Physical address: 0x357 = 0011 0101 0111

CT = 0011 01 = 0x0D
CI = 01 01 = 0x5
CO = 11 = 0x3

L1 cache:

Idx Tag Valid Blk 0 Blk 1 Blk 2 Blk 3
0 19 1 99 11 12 11
1 15 0 - - - -
2 1B 1 00 02 04 08
3 36 0 - - - -
4 32 1 43 6D 8F 09
5 0D 1 36 72 F0 1D
6 31 0 - - - -
7 16 1 11 C2 DF 03
8 24 1 3A 00 51 89
9 2D 0 - - - -
A 2D 1 93 15 DA 3B
B 0B 0 - - - -
C 12 0 - - - -
D 16 1 04 96 34 15
E 13 1 83 77 1B D3
F 14 0 - - - -

Page Faults[28] [top]

A page fault occurs (1) when a page is referenced which is part of the process's code or data regions, but is not currently loaded in memory or (2) when a page is referenced which is not in the process's code or data regions.

If VPN had been 07 and set 3, we would have had a TLB miss.

The page table entry for VPN 07 would have to be fetched from memory.

But that page table entry is

      VPN  PPN  Valid
      07    -     0
    

The page is NOT in memory. So the MMU hardware generates a page fault.

The operating system page fault handler then must determine if the page belongs to any of the process's code or data regions. For now assume it does.

The page fault handler then must fetch the page from disk! (~100,000 times slower)

Then the Page Table must be updated and the entry changed to valid.

The TLB cache is also updated.

Then what?

Page Faults[29] [top]

A page fault happens in the fetch step of the cpu cycle when the next instruction is to be loaded from a memory address and the page containing that part of the code is not in memory.

It can also occur when an instruction's operands are being fetched just prior to execution of the instruction.

Or it can happen when an instruction is being excuted in the cpu cycle - for example, an store instruction that moves the value in a cpu register to a (virtual) memory location, but that virtual memory location is not currently in memory.

What happens next?

Page Fault Handling[30] [top]

The sequence of actions associated with a page fault are:

  1. The page fault is detected by the MMU hardware.

  2. The MMU hardware loads page fault handler PC/PSW from the interrupt vector (similar to interrupts)

  3. After the page fault handler has fetched the page (possibly replacing some page) and recorded the changes in the page table, it must adjust the interrupted user's PC. It must be set back to the beginning of the instruction since the instruction did not execute.

  4. Finally, the page fault handler can return control to the user, program, which will again attempt to execute the instruction that caused the page fault.

We would clearly like to minimize the number of page faults and avoid the extra time overhead necessary to handle page faults.

Heap Management[31] [top]

Before virtual memory, physical memory had to be contiguous and memory management needed to minimize external fragmentation.

With virtual memory, physical memory for a segment no longer has to be contiguous.

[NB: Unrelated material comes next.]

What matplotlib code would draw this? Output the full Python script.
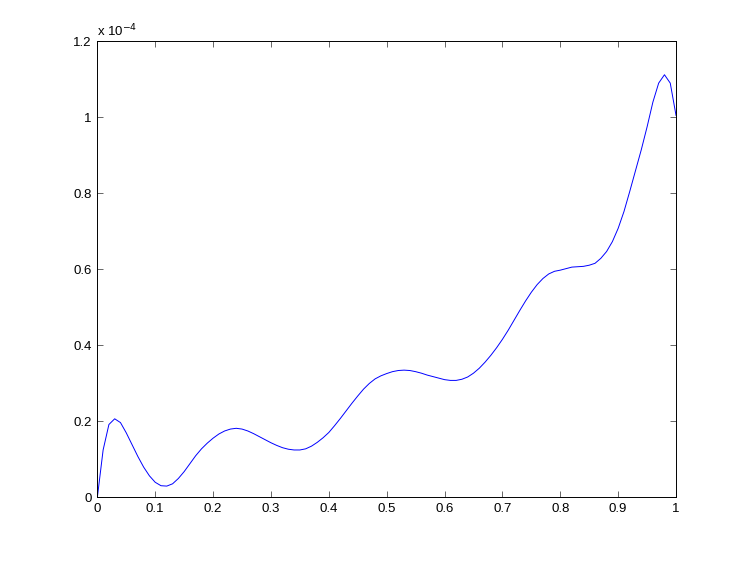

So the problem of fragmentation of physical memory goes away!

New Problem: Each segment of virtual memory must be contiguous in the virtual address space of a process.

This is not a problem for most segments, but it is a problem for the heap.

Heap Size[32] [top]

The kernel keeps track of a break address that is the end of the heap segment for each process. (in a variable named brk).

There are system calls to increase heap segment, which increase the break address.


    #include <unistd.h>

    int brk(void *end_data_segment); // sets the "brk" value 

    void *sbrk(intptr_t increment);  // adds increment to "brk" value

malloc and free[33] [top]

The memory map function is one way to dynamically create a new chunk of memory (as a program is running) as a new virtual memory segment.

More commonly applications have (and continue to) use functions malloc and free (or new and delete) to dynamically allocate memory from the heap segment.

#include <stdlib.h>

void *calloc(size_t nmemb, size_t sz);
void *malloc(size_t sz);
void free(void *ptr);
void *realloc(void *ptr, size_t sz);

The memory allocation functions (calloc, malloc, and realloc) all simply specify a size (in bytes) or in the case of calloc, an array of nmemb elements, each of size sz.

Heap Management[34] [top]

The implementation of calloc is not significantly different than malloc.

The realloc function does require a few additional details beyond malloc.

The main issues in heap management arise with the two functions:

  1. malloc
  2. free

Requirements[35] [top]

These two requirements are in conflict!